!!!Meeting with Polderland 12.9.2006

Participants:
* Peter Beinema
* Thomas Omma
* Sjur Moshagen


!!Agenda

* questions and answers


!!New team members Polderland
* Marijke Koster
* Jeroen Daanen


!!Since last time

Thomas has sent more data to PL, and Peter has made a script to process and
"refactor" the "stems" to something more edible by the PL technology.

!!Polderland tasks

Will try to reach a conclusion whether the present approach is acceptable, or
whether a FS machine is a better solution all-in-all.

Now splitting the word forms into subgroups that behave in more or less the
same way. The number of subgroups can be fairly large.

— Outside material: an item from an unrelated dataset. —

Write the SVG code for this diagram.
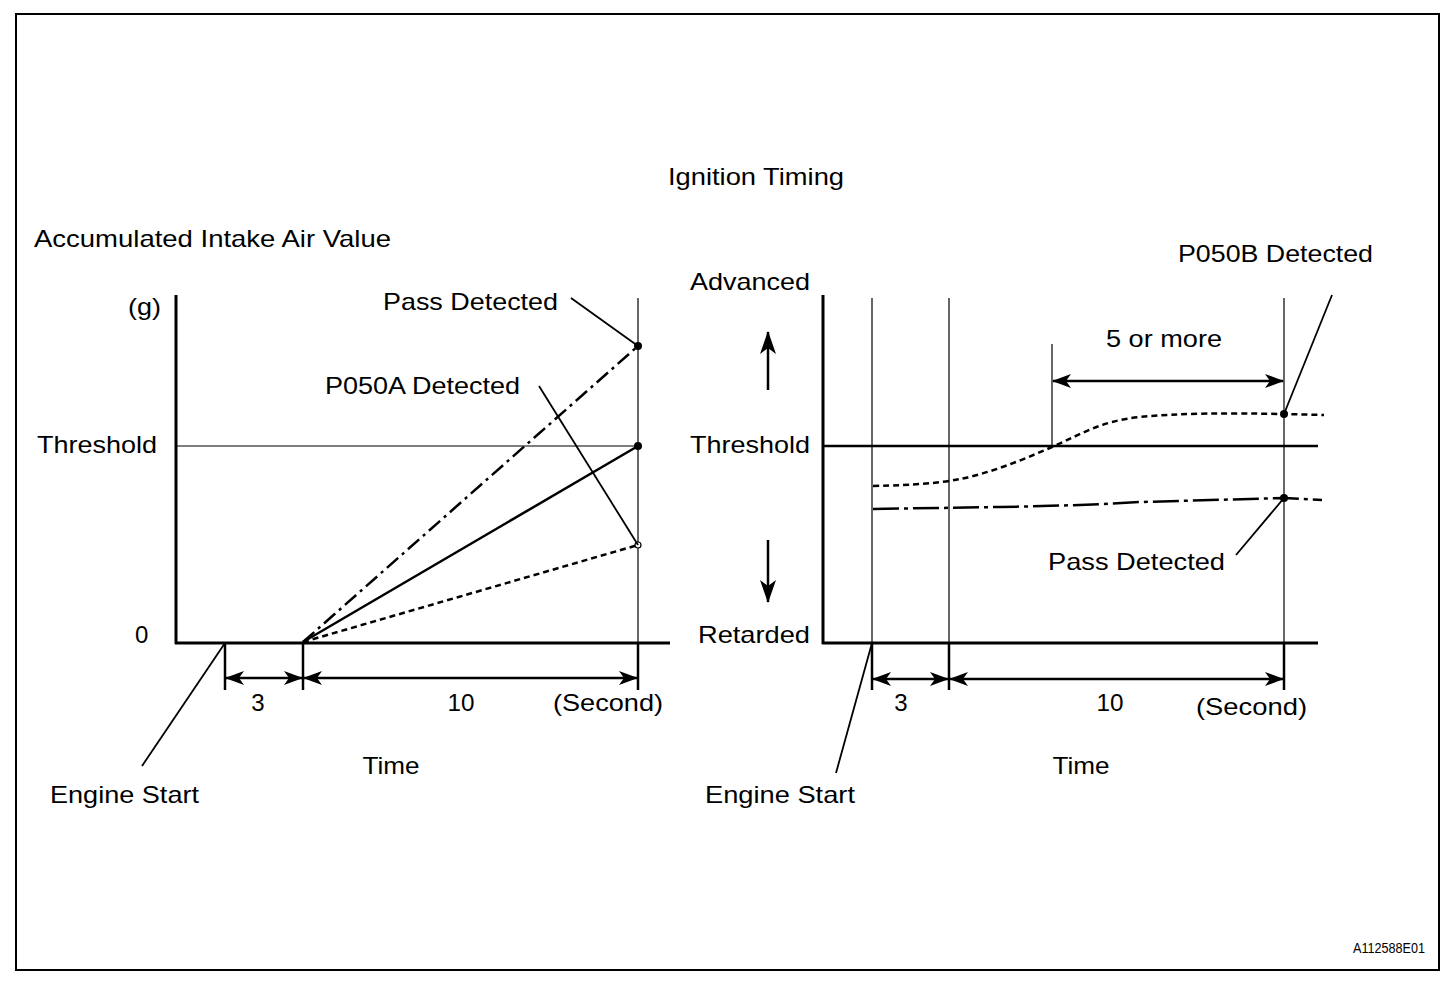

Split words into stem + derivation cluster
3000*10000 -> 3000+10000

Current derivation system overgenerates. Unclear whether this is a problem in
actual use: PLD compounding also overgenerates, and this is not perceived to be
a problem.

Additional problem: not all derivations are possible for all stem forms.
Ideosyncratic? Can this be tackled by grouping words in a smart way, and have each group have it's own set of derivations?

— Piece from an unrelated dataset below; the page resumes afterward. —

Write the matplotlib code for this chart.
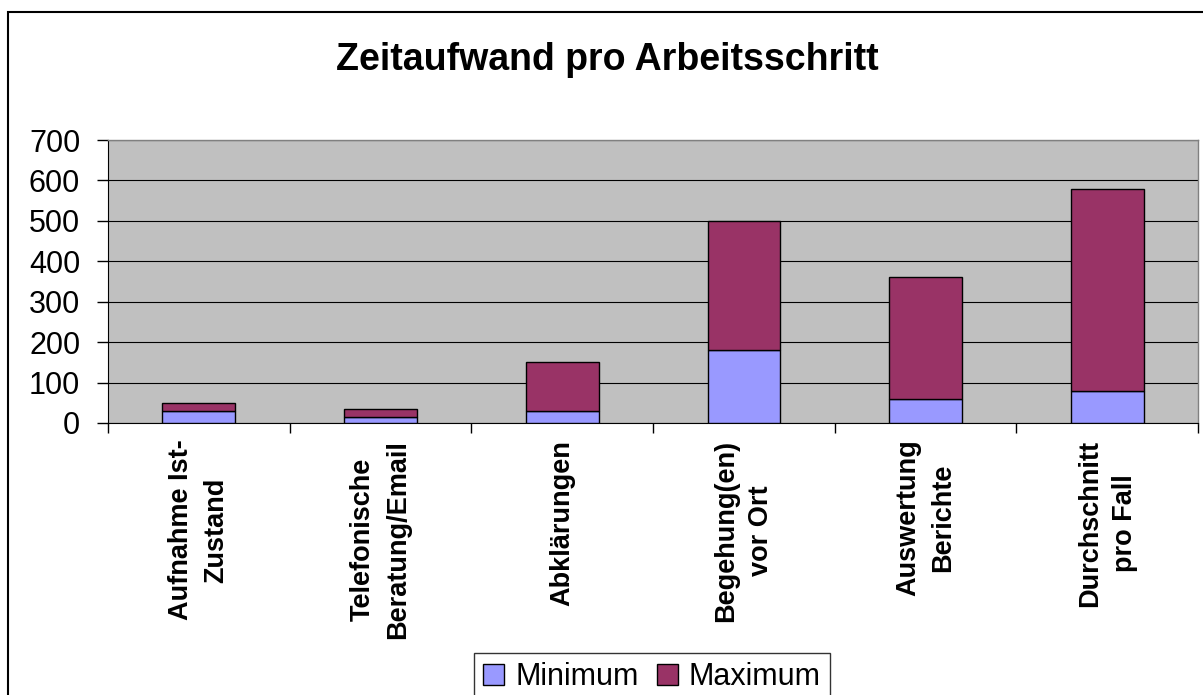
import matplotlib
matplotlib.use("Agg")
import matplotlib.pyplot as plt
import numpy as np
from matplotlib.patches import Rectangle, Patch

# chart data
categories = ["Aufnahme Ist-\nZustand", "Telefonische\nBeratung/Email", "Abklärungen",
              "Begehung(en)\nvor Ort", "Auswertung\nBerichte", "Durchschnitt\npro Fall"]
minimum = [30, 15, 30, 180, 60, 80]
maximum = [20, 20, 120, 320, 300, 500]   # stacked on top of minimum
yticks = [0, 100, 200, 300, 400, 500, 600, 700]

plt.rcParams["font.family"] = ["Liberation Sans", "DejaVu Sans"]

W, H = 1203, 695
fig = plt.figure(figsize=(W / 100, H / 100), dpi=100)
fig.patch.set_facecolor("white")

# chart area frame
fig.patches.append(Rectangle((8 / W, -0.05), 1.1, 1 - 12 / H + 0.05, transform=fig.transFigure,
                             fill=False, edgecolor="black", linewidth=1.5))

left, right, top, bottom = 108, 1198, 140, 423
ax = fig.add_axes([left / W, 1 - bottom / H, (right - left) / W, (bottom - top) / H])
ax.set_facecolor("#C0C0C0")

x = np.arange(len(categories))
ax.bar(x, minimum, width=0.4, color="#9999FF", edgecolor="black", linewidth=1, zorder=3, label="Minimum")
ax.bar(x, maximum, width=0.4, bottom=minimum, color="#993366", edgecolor="black", linewidth=1,
       zorder=3, label="Maximum")

ax.set_xlim(-0.5, len(categories) - 0.5)
ax.set_ylim(0, 700)
ax.set_yticks(yticks)
ax.set_yticklabels([str(v) for v in yticks], fontsize=22)
ax.yaxis.grid(True, color="black", linewidth=0.8, zorder=0)
ax.set_axisbelow(True)
ax.tick_params(axis="y", direction="out", length=8, width=1, pad=12)

ax.set_xticks(x)
ax.set_xticklabels(categories, rotation=90, ha="center", va="top", multialignment="center",
                   fontsize=19.5, fontweight="bold", linespacing=1.45)
ax.set_xticks(np.arange(len(categories) + 1) - 0.5, minor=True)
ax.tick_params(axis="x", which="major", length=0, pad=12)
ax.tick_params(axis="x", which="minor", direction="out", length=7, width=1)

for s in ["top", "right"]:
    ax.spines[s].set_color("#808080")
    ax.spines[s].set_linewidth(1)
ax.spines["left"].set_color("black")
ax.spines["bottom"].set_color("black")

fig.text(0.505, 1 - 60 / H, "Zeitaufwand pro Arbeitsschritt", ha="center", va="center",
         fontsize=27, fontweight="bold")

handles = [Patch(facecolor="#9999FF", edgecolor="black", label="Minimum"),
           Patch(facecolor="#993366", edgecolor="black", label="Maximum")]
leg = fig.legend(handles=handles, loc="upper center", bbox_to_anchor=(652 / W, 1 - 653 / H), ncol=2,
                 fontsize=22, frameon=True, fancybox=False, edgecolor="black", handlelength=0.7,
                 handleheight=0.7, handletextpad=0.35, columnspacing=0.6, borderpad=0.3,
                 borderaxespad=0)
leg.get_frame().set_linewidth(1)

fig.savefig("out.png", dpi=100)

Possibility: limit derivations and add additional forms as "full lemma's"

!!Hyphenation

PL is looking for a recent CodeWarrior to compile Universal binaries for
InDesign.

The next version of InDesign will most likely build with XCode. Thus,
CodeWarrior is only needed for the present InDesign CS2.

!!!TODO
* send processed data sets back to Thomas (__Peter__)
* review the processed data sets (__Thomas__)